One year after Microsoft launched its Speech Server 2004 with great panache, it has yet to go anywhere.
When Bill Gates personally proclaimed it would bring speech recognition to the masses, Gary Hannah, CEO of speech specialist Pronexus set ambitious goals for his company. He established a separate Speech Server division and "bet a significant part of the farm" on the new Microsoft product.
But when the company closes its books on 31 March, revenue for Pronexus' Speech Server business had come in at about a third of what it budgeted. "It is slower than we'd like," he said. He blamed a marketing effort by Microsoft that was weaker than he expected.
With Speech Server 2004, Microsoft promised to make speech recognition available at lower cost and make it easier to deploy, manage, develop and maintain than competing products. Developers can add speech capabilities to existing Web applications based on Microsoft's ASP framework by adding XML code and SALT (Speech Application Language Tags) technologies (SALT competes with the VoiceXML standard).
But since March last year, Speech Server has had to deal with some setbacks. The product shipped in July, a month later than planned, and JetBlue Airways, one of Microsoft's banner customers, dropped Speech Server for an alternative just as the product launched.
"JetBlue is no longer implementing Speech Server," said Ryan Plant, a software architect at JetBlue. "We have a long-standing relationship with AumTech which has provided hosted speech solutions for us in the past, and essentially they were selected to continue working on speech-related initiatives for JetBlue."
Also, Pronexus and other Microsoft partners discovered that mostly large businesses, rather than the small and medium-size businesses that they say Microsoft initially targeted, are interested in Speech Server. That has forced the partners, both system integrators and resellers, to change their marketing strategy.
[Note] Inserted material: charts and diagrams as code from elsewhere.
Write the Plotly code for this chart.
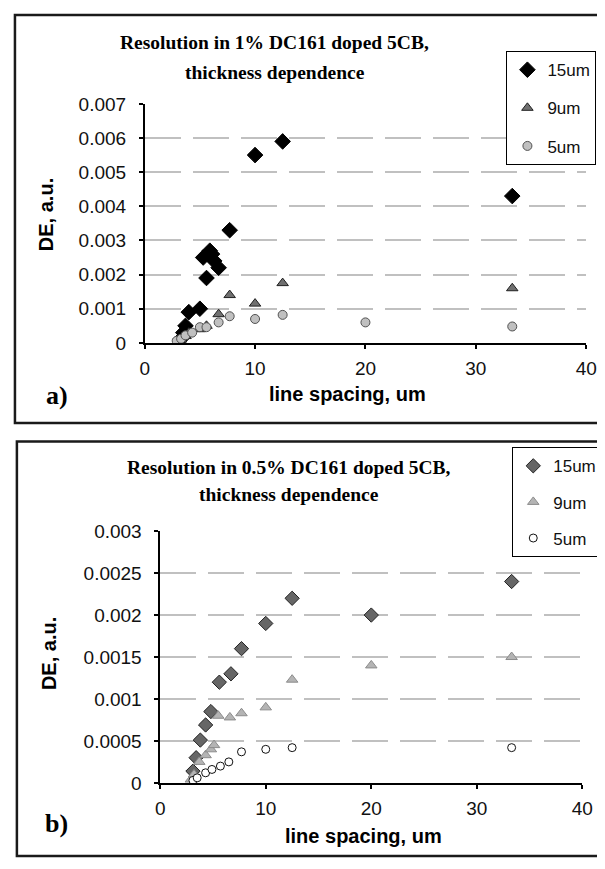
import plotly.graph_objects as go

# page is rendered with an 8px body margin: map page pixels -> figure pixels
OFF = 8
W, H = 605 - OFF, 869 - OFF

# ---------------- data: panel a) 1% DC161 ----------------
a15_x = [3.3, 3.5, 3.7, 4.0, 5.0, 5.3, 5.6, 5.9, 6.1, 6.3, 6.7, 7.7, 10, 12.5, 33.3]
a15_y = [0.00012, 0.0003, 0.0005, 0.0009, 0.001, 0.0025, 0.0019, 0.0027, 0.0026, 0.0024, 0.0022, 0.0033, 0.0055, 0.0059, 0.0043]
a9_x = [3.3, 3.7, 4.0, 5.0, 5.6, 6.7, 7.7, 10, 12.5, 33.3]
a9_y = [0.0001, 0.0002, 0.0003, 0.0004, 0.0005, 0.00084, 0.0014, 0.00115, 0.00175, 0.0016]
a5_x = [2.9, 3.3, 3.7, 4.3, 5.0, 5.6, 6.7, 7.7, 10, 12.5, 20, 33.3]
a5_y = [0.00006, 0.00012, 0.00022, 0.0003, 0.00046, 0.00046, 0.0006, 0.00078, 0.0007, 0.00082, 0.0006, 0.00048]

# ---------------- data: panel b) 0.5% DC161 ----------------
b15_x = [3.1, 3.4, 3.8, 4.3, 4.8, 5.6, 6.7, 7.7, 10, 12.5, 20, 33.3]
b15_y = [0.00014, 0.0003, 0.00051, 0.00069, 0.00085, 0.0012, 0.0013, 0.0016, 0.0019, 0.0022, 0.002, 0.0024]
b9_x = [2.9, 3.2, 3.7, 4.3, 4.8, 5.1, 5.5, 6.6, 7.7, 10, 12.5, 20, 33.3]
b9_y = [0.00004, 0.0001, 0.00025, 0.00033, 0.0004, 0.00045, 0.0008, 0.00078, 0.00083, 0.0009, 0.00123, 0.0014, 0.0015]
b5_x = [3.1, 3.5, 4.3, 4.9, 5.7, 6.5, 7.7, 10, 12.5, 33.3]
b5_y = [0.00003, 0.00006, 0.00012, 0.00016, 0.0002, 0.00025, 0.00037, 0.0004, 0.00042, 0.00042]

series_names = ["15um", "9um", "5um"]
x_ticks = [0, 10, 20, 30, 40]
a_yticks = [0, 0.001, 0.002, 0.003, 0.004, 0.005, 0.006, 0.007]
a_ylabels = ["0", "0.001", "0.002", "0.003", "0.004", "0.005", "0.006", "0.007"]
b_yticks = [0, 0.0005, 0.001, 0.0015, 0.002, 0.0025, 0.003]
b_ylabels = ["0", "0.0005", "0.001", "0.0015", "0.002", "0.0025", "0.003"]

title_a = ["Resolution in 1% DC161 doped 5CB,", "thickness dependence"]
title_b = ["Resolution in 0.5% DC161 doped 5CB,", "thickness dependence"]
xlabel = "line spacing, um"
ylabel = "DE, a.u."


def px(x):
    return (x - OFF) / W


def py(y):
    return 1 - (y - OFF) / H


fig = go.Figure()

a_styles = [
    dict(symbol="diamond", size=12, color="black", line=dict(color="black", width=1)),
    dict(symbol="triangle-up", size=10, color="#707070", line=dict(color="#202020", width=1)),
    dict(symbol="circle", size=9, color="#c0c0c0", line=dict(color="#505050", width=1)),
]
b_styles = [
    dict(symbol="diamond", size=11, color="#666666", line=dict(color="#222222", width=1)),
    dict(symbol="triangle-up", size=10, color="#b4b4b4", line=dict(color="#8c8c8c", width=1)),
    dict(symbol="circle", size=8, color="white", line=dict(color="#111111", width=1)),
]

for (xs, ys), name, st in zip([(a15_x, a15_y), (a9_x, a9_y), (a5_x, a5_y)], series_names, a_styles):
    fig.add_trace(go.Scatter(x=xs, y=ys, mode="markers", name=name, marker=st,
                             xaxis="x", yaxis="y", legend="legend", legendgroup="a" + name))

for (xs, ys), name, st in zip([(b15_x, b15_y), (b9_x, b9_y), (b5_x, b5_y)], series_names, b_styles):
    fig.add_trace(go.Scatter(x=xs, y=ys, mode="markers", name=name, marker=st,
                             xaxis="x2", yaxis="y2", legend="legend2", legendgroup="b" + name))

tickfont = dict(family="Liberation Sans, Arial", size=19, color="#111111")
axis_common = dict(showline=True, linecolor="black", linewidth=1.5, ticks="outside",
                   ticklen=4, tickcolor="black", tickwidth=1.5, zeroline=False,
                   tickfont=tickfont, mirror=False)
grid = dict(showgrid=True, gridcolor="#c0c0c0", gridwidth=2, griddash="36px,12px")

fig.update_layout(
    width=W, height=H,
    margin=dict(l=0, r=0, t=0, b=0),
    paper_bgcolor="white", plot_bgcolor="white",
    showlegend=True,
    xaxis=dict(domain=[px(143.3), px(597)], range=[0, 40], tickvals=x_ticks,
               showgrid=False, anchor="y", ticklabelstandoff=4, **axis_common),
    yaxis=dict(domain=[py(341), py(96)], range=[0, 0.007], tickvals=a_yticks, ticktext=a_ylabels,
               anchor="x", ticklabelstandoff=9, **grid, **axis_common),
    xaxis2=dict(domain=[px(159.3), px(593)], range=[0, 40], tickvals=x_ticks,
                showgrid=False, anchor="y2", ticklabelstandoff=4, **axis_common),
    yaxis2=dict(domain=[py(792), py(534)], range=[0, 0.003], tickvals=b_yticks, ticktext=b_ylabels,
                anchor="x2", ticklabelstandoff=9, **grid, **axis_common),
    legend=dict(x=px(515), y=py(42), xanchor="left", yanchor="top",
                bordercolor="black", borderwidth=1, bgcolor="white",
                font=dict(family="Liberation Sans, Arial", size=17, color="#111111"),
                tracegroupgap=13, itemsizing="trace"),
    legend2=dict(x=px(521), y=py(448), xanchor="left", yanchor="top",
                 bordercolor="black", borderwidth=1, bgcolor="white",
                 font=dict(family="Liberation Sans, Arial", size=17, color="#111111"),
                 tracegroupgap=11, itemsizing="trace"),
)

# frames
fig.add_shape(type="rect", xref="paper", yref="paper", x0=px(10), x1=px(640), y0=py(423), y1=py(5),
              line=dict(color="#1a1a1a", width=2.5), layer="below")
fig.add_shape(type="rect", xref="paper", yref="paper", x0=px(12), x1=px(640), y0=py(867), y1=py(442),
              line=dict(color="#1a1a1a", width=2.5), layer="below")

serif = dict(family="Liberation Serif, Times New Roman", size=19.5, color="black")
sans_b = dict(family="Liberation Sans, Arial", size=20, color="black")


def ann(text, x, y, font, angle=0):
    fig.add_annotation(text=text, x=px(x), y=py(y), xref="paper", yref="paper",
                       showarrow=False, xanchor="center", yanchor="middle", font=font, textangle=angle)


ann("<b>" + title_a[0] + "</b>", 277, 33, serif)
ann("<b>" + title_a[1] + "</b>", 277, 64, serif)
ann("<b>" + title_b[0] + "</b>", 292, 469, serif)
ann("<b>" + title_b[1] + "</b>", 292, 496, serif)

ann("<b>" + xlabel + "</b>", 352, 393, sans_b)
ann("<b>" + xlabel + "</b>", 368, 846, sans_b)
ann("<b>" + ylabel + "</b>", 42, 210, sans_b, angle=-90)
ann("<b>" + ylabel + "</b>", 45, 660, sans_b, angle=-90)

ann("<b>a)</b>", 53, 395, dict(family="Liberation Serif, Times New Roman", size=26, color="black"))
ann("<b>b)</b>", 53, 834, dict(family="Liberation Serif, Times New Roman", size=26, color="black"))

fig.write_html("out.html")
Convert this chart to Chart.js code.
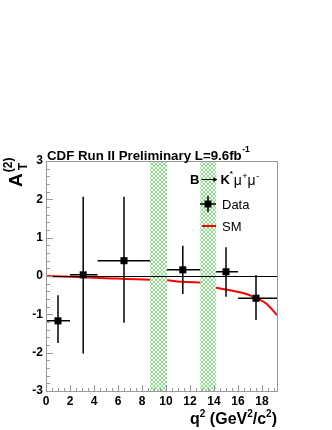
<!DOCTYPE html>
<html><head><meta charset="utf-8">
<script src="https://cdn.jsdelivr.net/npm/chart.js@4"></script>
<style>html,body{margin:0;padding:0;background:#fff}canvas{display:block}</style>
</head><body>
<canvas id="c" width="332" height="430"></canvas>
<script>
// ---- data ----
const dataX     = [1.0, 3.1, 6.5, 11.4, 15.0, 17.5];
const dataY     = [-1.17, 0.03, 0.40, 0.16, 0.11, -0.58];
const dataXLow  = [0.0, 2.0, 4.3, 10.09, 14.18, 16.0];
const dataXHigh = [2.0, 4.3, 8.68, 12.86, 16.0, 19.25];
const dataYLow  = [-1.75, -2.02, -1.22, -0.47, -0.54, -1.15];
const dataYHigh = [-0.50, 2.07, 2.07, 0.79, 0.75, 0.02];
const smX = [0, 2, 4.5, 8.7, 10.1, 11.2, 12.8, 14.1, 15.3, 16.5, 17.5, 18.4, 19.25];
const smY = [0.0, -0.02, -0.05, -0.10, -0.11, -0.15, -0.17, -0.30, -0.37, -0.45, -0.57, -0.73, -1.02];
const vetoLow  = [8.68, 12.86];
const vetoHigh = [10.09, 14.18];
const xTickStep = 2, yTickStep = 1;
const xRange = [0, 19.25], yRange = [-3, 3];

const FONT = "'Liberation Sans', Arial, Helvetica, sans-serif";

function hatch(ctx){
  const c = document.createElement('canvas'); c.width = 4; c.height = 4;
  const g = c.getContext('2d');
  g.fillStyle = '#fff'; g.fillRect(0,0,4,4);
  g.fillStyle = '#8ade8a';
  for (let i=0;i<4;i++){ g.fillRect(i,i,1,1); g.fillRect(3-i,i,1,1); }
  return ctx.createPattern(c,'repeat');
}

const rootPlugin = {
  id:'root',
  afterDatasetDraw(chart, args){
    const ctx = chart.ctx, a = chart.chartArea;
    const xs = chart.scales.x, ys = chart.scales.y;
    if (args.index === 0){
      ctx.save();
      ctx.fillStyle = hatch(ctx);
      for (let i=0;i<vetoLow.length;i++){
        const x0 = xs.getPixelForValue(vetoLow[i]), x1 = xs.getPixelForValue(vetoHigh[i]);
        ctx.fillRect(x0, a.top, x1-x0, a.bottom-a.top);
      }
      ctx.strokeStyle = '#000'; ctx.lineWidth = 1;
      const y0 = Math.round(ys.getPixelForValue(0))+0.5;
      ctx.beginPath(); ctx.moveTo(a.left, y0); ctx.lineTo(a.right, y0); ctx.stroke();
      ctx.restore();
    }
  },
  beforeDatasetDraw(chart, args){
    if (args.index !== 1) return;
    const ctx = chart.ctx, xs = chart.scales.x, ys = chart.scales.y;
    ctx.save();
    ctx.strokeStyle = '#000'; ctx.lineWidth = 1.5;
    for (let i=0;i<dataX.length;i++){
      const px = xs.getPixelForValue(dataX[i]), py = ys.getPixelForValue(dataY[i]);
      ctx.beginPath();
      ctx.moveTo(xs.getPixelForValue(dataXLow[i]), py); ctx.lineTo(xs.getPixelForValue(dataXHigh[i]), py);
      ctx.moveTo(px, ys.getPixelForValue(dataYLow[i])); ctx.lineTo(px, ys.getPixelForValue(dataYHigh[i]));
      ctx.stroke();
    }
    ctx.restore();
  },
  afterDraw(chart){
    const ctx = chart.ctx, a = chart.chartArea;
    const xs = chart.scales.x, ys = chart.scales.y;
    ctx.save();
    ctx.strokeStyle = '#999'; ctx.lineWidth = 1;
    ctx.strokeRect(Math.round(a.left)+0.5, Math.round(a.top)+0.5, Math.round(a.right-a.left), Math.round(a.bottom-a.top));
    ctx.beginPath();
    for (let v=yRange[0]; v<=yRange[1]+1e-6; v+=yTickStep/5){
      const major = Math.abs(v-Math.round(v))<1e-6;
      const y = Math.round(ys.getPixelForValue(v))+0.5;
      ctx.moveTo(a.left, y); ctx.lineTo(a.left+(major?7:4), y);
    }
    for (let v=xRange[0]; v<=xRange[1]+1e-6; v+=xTickStep/4){
      const major = Math.abs(v/xTickStep-Math.round(v/xTickStep))<1e-6;
      const x = Math.round(xs.getPixelForValue(v))+0.5;
      ctx.moveTo(x, a.bottom); ctx.lineTo(x, a.bottom-(major?6:3));
    }
    ctx.stroke();

    ctx.fillStyle = '#000';
    ctx.textBaseline = 'alphabetic';
    // title
    ctx.font = 'bold 13.3px '+FONT;
    ctx.textAlign = 'left';
    const t = 'CDF Run II Preliminary L=9.6fb';
    ctx.fillText(t, a.left+1, 160);
    const tw = ctx.measureText(t).width;
    ctx.font = 'bold 8.5px '+FONT;
    ctx.fillText('-1', a.left+1+tw+0.5, 152);

    // y axis title
    ctx.save();
    ctx.translate(22, 187);
    ctx.rotate(-Math.PI/2);
    ctx.font = 'bold 19px '+FONT;
    ctx.fillText('A', 0, 0);
    const aw = ctx.measureText('A').width;
    ctx.font = 'bold 12px '+FONT;
    ctx.fillText('T', aw+3, 5);
    ctx.fillText('(2)', aw+1, -10);
    ctx.restore();

    // x axis title
    ctx.textAlign = 'left';
    const parts = [['q',16,0],['2',10,-7],[' (GeV',16,0],['2',10,-7],['/c',16,0],['2',10,-7],[')',16,0]];
    let tot = 0;
    parts.forEach(p=>{ctx.font='bold '+p[1]+'px '+FONT; tot+=ctx.measureText(p[0]).width;});
    let x = a.right - tot;
    parts.forEach(p=>{ctx.font='bold '+p[1]+'px '+FONT; ctx.fillText(p[0], x, 424+p[2]); x+=ctx.measureText(p[0]).width;});

    // legend header
    let lx = 190; const ly = 184;
    ctx.font = 'bold 13px '+FONT; ctx.fillText('B', lx, ly); lx += ctx.measureText('B').width+2;
    // arrow
    ctx.strokeStyle = '#000'; ctx.lineWidth = 1;
    ctx.beginPath(); ctx.moveTo(lx, ly-4.5); ctx.lineTo(lx+15, ly-4.5); ctx.stroke();
    ctx.beginPath(); ctx.moveTo(lx+16, ly-4.5); ctx.lineTo(lx+12, ly-7); ctx.lineTo(lx+12, ly-2); ctx.closePath(); ctx.fill();
    lx += 19;
    ctx.font = 'bold 13px '+FONT; ctx.fillText('K', lx, ly); lx += ctx.measureText('K').width;
    ctx.font = 'bold 8px '+FONT; ctx.fillText('*', lx, ly-8); lx += 4;
    ctx.font = '14px '+FONT; ctx.fillText('\u03bc', lx, ly+1); lx += ctx.measureText('\u03bc').width+0.5;
    ctx.font = '9px '+FONT; ctx.fillText('+', lx, ly-5); lx += ctx.measureText('+').width;
    ctx.font = '14px '+FONT; ctx.fillText('\u03bc', lx, ly+1); lx += ctx.measureText('\u03bc').width+0.5;
    ctx.font = '9px '+FONT; ctx.fillText('-', lx, ly-5);

    // legend entries
    ctx.strokeStyle = '#000'; ctx.lineWidth = 1.5;
    ctx.beginPath(); ctx.moveTo(200, 204); ctx.lineTo(216, 204); ctx.moveTo(208, 196); ctx.lineTo(208, 212); ctx.stroke();
    ctx.fillRect(204.5, 200.5, 7, 7);
    ctx.strokeStyle = '#ff0000'; ctx.lineWidth = 2;
    ctx.beginPath(); ctx.moveTo(202, 226); ctx.lineTo(216, 226); ctx.stroke();
    ctx.font = '13px '+FONT;
    ctx.fillText('Data', 222, 209);
    ctx.fillText('SM', 222, 231);
    ctx.restore();
  }
};

const smPoints = smX.map((x,i)=>({x, y: smY[i]}));
const dataPoints = dataX.map((x,i)=>({x, y: dataY[i]}));

new Chart(document.getElementById('c'), {
  type: 'scatter',
  data: { datasets: [
    { type:'line', label:'SM', data: smPoints, borderColor:'#ff0000', borderWidth:2, pointRadius:0, fill:false, cubicInterpolationMode:'monotone', order:2 },
    { label:'Data', data: dataPoints, pointStyle:'rect', pointRadius:5, backgroundColor:'#000', borderColor:'#000', borderWidth:0, order:1 }
  ]},
  options: {
    responsive:false, animation:false, devicePixelRatio:1,
    layout:{ padding:{ top:161, right:55, left:0, bottom:0 } },
    plugins:{ legend:{display:false}, tooltip:{enabled:false} },
    scales:{
      x:{ type:'linear', min:xRange[0], max:xRange[1],
          grid:{display:false, drawTicks:false}, border:{display:false},
          ticks:{ stepSize:xTickStep, includeBounds:false, autoSkip:false, maxRotation:0, padding:3, color:'#000', font:{family:FONT, size:12, weight:'bold'} },
          afterFit(s){ s.height = 39; } },
      y:{ type:'linear', min:yRange[0], max:yRange[1],
          grid:{display:false, drawTicks:false}, border:{display:false},
          ticks:{ stepSize:yTickStep, padding:3, color:'#000', font:{family:FONT, size:12, weight:'bold'} },
          afterFit(s){ s.width = 46; } }
    }
  },
  plugins:[rootPlugin]
});
</script>
</body></html>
Intervoice, another Microsoft partner, has also seen its target market for the speech product shift to large companies. The company realised it was targeting the wrong market and is shifting to larger companies beginning in March, said Michael Segura, director of Microsoft strategy and products at Intervoice.
"I think [Microsoft's] target market is substantially different from what they had originally forecasted," said Segura. He said that larger implementations were proving to be more fertile territory for both his company and Microsoft.
Intervoice is satisfied with the Speech Server business so far. "Adoption through the Intervoice channel is surprising and exceeding our expectations," Segura said.
Pronexus' Hannah is also optimistic about the future, especially since he has seen some changes on Microsoft's side. "The marketing engine is finding the right niche to go after, though it is still struggling. Over the last, probably 60 days, I have seen a difference. There seems to be, at the start of this new calendar year, an interest in listening to the partners," he said.
Microsoft denies that it marketed Speech Server to the wrong segment, sending its partners chasing after the wrong potential customers. "We have been consistent in focusing on both medium-sized and large organisations as the core customer market for Speech Server," said James Mastan, director of marketing for Speech Server at Microsoft.
Customer interest in Speech Server is strong, according to Mastan. He declined to disclose customer numbers, but said that Microsoft has invested a "significant amount of money and resources" in marketing the product. Over 10,000 evaluation copies of Speech Server have been distributed and many deals are set to close soon, Mastan said
"We are actively in the sales process of talking to well over 1,000 customers," he said. "What percentage will actually close varies, but it is going to be a significant number of them."
According to Gartner, at the end of 2004 Microsoft held just 2.7 percent of the market with about 4,000 phone lines, or ports, connected to Speech Server systems. The market is dominated by Nuance and ScanSoft, which held 34.5 percent and 42.6 percent respectively.